Along with half the young people in the country, the Dead migrated to San Francisco for the Summer of Love, then fled back to Marin after they got snared in a San Francisco Police Department pot raid. They were also escaping the busloads of gawking tourists that brought the Summer of Love to a screeching halt.
“Grayline buses were literally driving down Ashbury Street, announcing, ‘On your right is the way out pad of the beatnik-hippie Grateful Dead. Look, you may see one of them,’” McNally says, doing a credible imitation of a tour bus driver. “Essentially, they got run out of town.”
Garcias Led Way
Garcia and Carolyn “Mountain Girl” Garcia led the exodus back to Marin. The rest of the band followed ~ living in Stinson Beach, a Novato Ranch, Mill Valley and other groovy Marin enclaves. When they weren’t at home, they were on the road, eventually becoming the highest grossing touring band in the world, playing multiple nights at stadiums and coliseums across the country.
As the band’s publicist, McNally went on tour with the Dead and its crew for a decade, until Garcia’s death ended their phenomenal run. Interviewer, Paul Liberatore, asked McNally to tell me one of his favorite stories about life on the road. He started right in on what the band called its “High Altitude Summer Tour” of the Rocky Mountain states.
Normally, the Dead traveled in rock star luxury in private chartered Gulfstream G-3 jets, but because of the high altitudes on this tour, they had to take a smaller prop job when they flew out of Telluride, Colorado, after a daytime show there. On this plane, everyone had a window seat that looked out on the dramatic landscape as the sun began to set.
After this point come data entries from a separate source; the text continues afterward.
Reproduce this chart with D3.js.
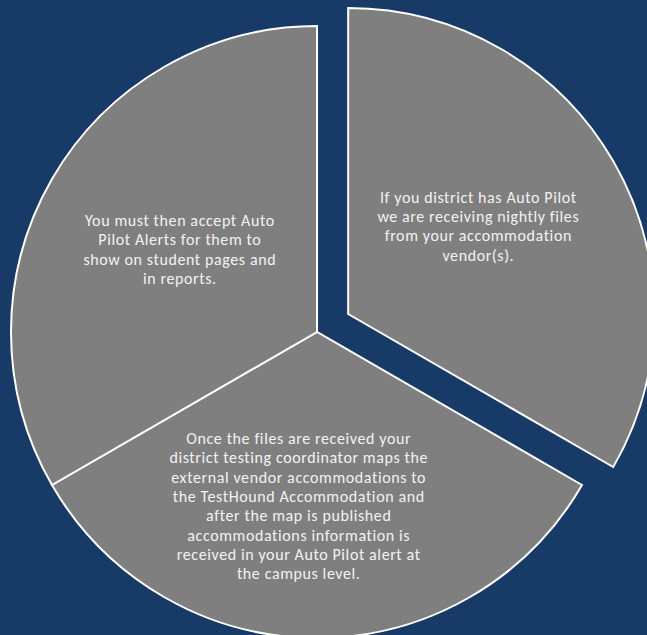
<!doctype html>
<html lang="en">
<head>
    <meta charset="UTF-8">
    <title>Auto Pilot</title>
    <style>
        html, body { margin: 0; padding: 0; background: #183a66; overflow: hidden; }
        svg { display: block; }
    </style>
</head>
<body>
    <svg width="647" height="635"></svg>
    <script src="https://cdn.jsdelivr.net/npm/d3@7"></script>
    <script>
        // three equal steps, clockwise from 12 o'clock
        const steps = ['receive', 'map', 'accept']
        const values = [1, 1, 1]
        const labels = [
            ['If you district has Auto Pilot', 'we are receiving nightly files', 'from your accommodation', 'vendor(s).'],
            ['Once the files are received your', 'district testing coordinator maps the', 'external vendor accommodations to',
             'the TestHound Accommodation and', 'after the map is published', 'accommodations information is',
             'received in your Auto Pilot alert at', 'the campus level.'],
            ['You must then accept Auto', 'Pilot Alerts for them to', 'show on student pages and', 'in reports.']
        ]
        const exploded = ['receive']

        const svg = d3.select('svg')
        const cx = 317, cy = 332, r = 306, pull = 36
        const lineH = 19.3

        // where SmartArt put each text box (angle in degrees, fraction of radius)
        const labelSpot = [{a: 56, k: 0.513}, {a: 186, k: 0.572}, {a: 301, k: 0.523}]

        const pie = d3.pie().sort(null).value(d => d)
        const arcs = pie(values)
        const arc = d3.arc().innerRadius(0).outerRadius(r)

        const g = svg.append('g').attr('transform', `translate(${cx},${cy})`)

        const slice = g.selectAll('g.slice')
            .data(arcs)
            .enter()
            .append('g')
            .attr('class', 'slice')
            .attr('transform', (d, i) => {
                if (!exploded.includes(steps[i])) return null
                const mid = (d.startAngle + d.endAngle) / 2
                return `translate(${Math.sin(mid) * pull},${-Math.cos(mid) * pull})`
            })

        slice.append('path')
            .attr('d', arc)
            .attr('fill', '#7f7f7f')
            .attr('stroke', '#ffffff')
            .attr('stroke-width', 2)
            .attr('stroke-linejoin', 'miter')

        slice.append('text')
            .attr('transform', (d, i) => {
                const s = labelSpot[i]
                const a = s.a * Math.PI / 180
                return `translate(${Math.sin(a) * s.k * r},${-Math.cos(a) * s.k * r})`
            })
            .attr('text-anchor', 'middle')
            .attr('fill', '#f2f2f2')
            .style('font-family', 'Carlito, Calibri, Lato, sans-serif')
            .style('font-size', '16px')
            .style('letter-spacing', '0.6px')
            .each(function (d, i) {
                const lines = labels[i]
                const t = d3.select(this)
                const y0 = -(lines.length - 1) / 2 * lineH + 5.5
                lines.forEach((l, j) => {
                    t.append('tspan')
                        .attr('x', 0)
                        .attr('y', y0 + j * lineH)
                        .text(l)
                })
            })
    </script>
</body>
</html>
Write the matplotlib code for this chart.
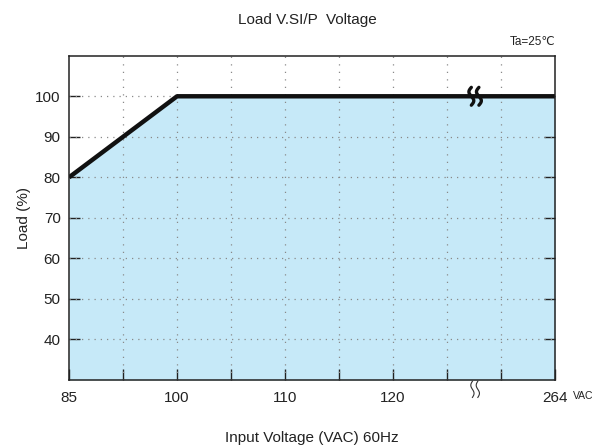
import numpy as np
import matplotlib
matplotlib.use("Agg")
import matplotlib.pyplot as plt

plt.rcParams['font.family'] = ['Liberation Sans', 'DejaVu Sans']

# derating curve: input voltage (VAC) vs load (%)
voltage = [85, 100, 264]
load = [80, 100, 100]

# x axis is drawn as a schematic: tick voltages sit on evenly spaced grid slots
tick_volts = [85, 100, 110, 120, 264]
tick_slots = [0, 2, 4, 6, 9]
y_ticks = [40, 50, 60, 70, 80, 90, 100]

def to_slot(v):
    return np.interp(v, tick_volts, tick_slots)

fig = plt.figure(figsize=(5.93, 4.46), dpi=100)
ax = fig.add_axes([0.1164, 0.148, 0.8196, 0.727])

xs = to_slot(voltage)
ax.fill_between(xs, load, 30, color='#c6e9f8', lw=0, zorder=1)
ax.plot(xs, load, color='#111111', lw=3.2, solid_capstyle='butt', zorder=4)

ax.set_xlim(0, 9)
ax.set_ylim(30, 110)

# dotted grid
for s in range(1, 9):
    ax.axvline(s, color='#8a8a8a', lw=0.9, ls=(0, (1, 5)), zorder=2)
for y in y_ticks:
    ax.axhline(y, color='#8a8a8a', lw=0.9, ls=(0, (1, 4)), zorder=2)

ax.set_xticks(range(0, 10))
ax.set_xticklabels(['85', '', '100', '', '110', '', '120', '', '', '264'])
ax.set_yticks(y_ticks)
ax.tick_params(axis='x', direction='in', length=8, width=1, pad=8, labelsize=11, colors='#222222')
ax.tick_params(axis='y', direction='in', length=8, width=1, pad=6, labelsize=11,
               right=True, colors='#222222')
for sp in ax.spines.values():
    sp.set_linewidth(1.1)
    sp.set_color('#222222')
    sp.set_zorder(5)

# break marks on the curve and below the x axis
t = np.linspace(-1, 1, 40)
bx = 7.52
for dx in (-0.07, 0.07):
    ax.plot(bx + dx - 0.045 * np.sin(t * np.pi), 100 + 2.2 * t,
            color='#111111', lw=2.4, zorder=6, solid_capstyle='round', clip_on=False)
for dx in (-0.05, 0.05):
    ax.plot(bx + dx - 0.03 * np.sin(t * np.pi), 27.7 + 2.0 * t,
            color='#333333', lw=0.8, zorder=6, clip_on=False)

ax.text(1.0, 1.025, 'Ta=25\u2103', transform=ax.transAxes, ha='right', va='bottom',
        fontsize=8.5, color='#222222')
ax.text(9.34, -0.05, 'VAC', transform=ax.get_xaxis_transform(), fontsize=7.5,
        ha='left', va='center', color='#222222')

fig.text(0.518, 0.955, 'Load V.SI/P  Voltage', ha='center', va='center', fontsize=11, color='#222222')
ax.set_xlabel('Input Voltage (VAC) 60Hz', fontsize=11, color='#222222', labelpad=19)
ax.set_ylabel('Load (%)', fontsize=11, color='#222222', labelpad=3)

fig.savefig('out.png', dpi=100)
“We get up in the air, and the pilot asks over the intercom if the band wanted to fly straight to Phoenix or go sightseeing,” McNally recalls.
The Dead being the Dead naturally chose sightseeing, picking Monument Valley, a breathtaking array of sandstone buttes that rise 1,000 feet above the valley floor. McNally remembers the pilot flying through the valley so low that it afforded a view that only a mountain goat would normally enjoy.
“There’s half the butte above us and half below us,” he recalled. “It was getting near sunset and the sandstone is bleeding colors: purples and yellows and reds and oranges. It’s phenomenally beautiful. And I’m overwhelmed.”
McNally threw into his story to Paul Liberatore, Interviewer, what he calls “the human element.” Earlier on the tour, drummer Mickey Hart had bought a boa constrictor he dubbed Cosmic Charlie. Naturally, he took his boa on the plane with him.
“The snake is slithering up and down the aisle scaring the snot out of people and pooping on the floor,” McNally remembers. “Mickey’s son, Taro Hart, who was about 8 years old then, is sitting on the pilot’s lap, and the pilot insists he’s flying the plane. In the back of the plane, across the aisle and to my left, Garcia is giving a full bore film history lecture about the discovery of Monument Valley by director John Ford, who shot his movie ‘Stagecoach’ there. I was sitting there just thinking that this is the weirdest, coolest and among the funniest moments of my life. And it could never, ever have happened except with the Grateful Dead.”
“It was truly magical,” McNally recalls, sitting at his desk in his home-office in San Francisco’s Mission District. “It was summer and they threw parties and everybody came. There was a swimming pool and people were all running around naked. The band was starting to work at the Avalon and Fillmore (ballrooms) and making some money, at least enough to eat. Life was good.”
When that glorious sojourn ended, the band found a second communal retreat in a former Girl Scout camp in woodsy San Geronimo Valley. McNally isn’t sure where that camp was exactly. Some people say it would later become Serenity Knolls, the treatment center where Garcia died in 1995, but that’s unclear.
“I’ve heard more people tell me more different stories about where it was,” he says. “I’d really love for that to be sorted out. Wherever it was, it also had a pool where Pigpen (the Dead’s Ron “Pigpen” McKernan) and Janis (Joplin) noisily consorted in the middle of the night.”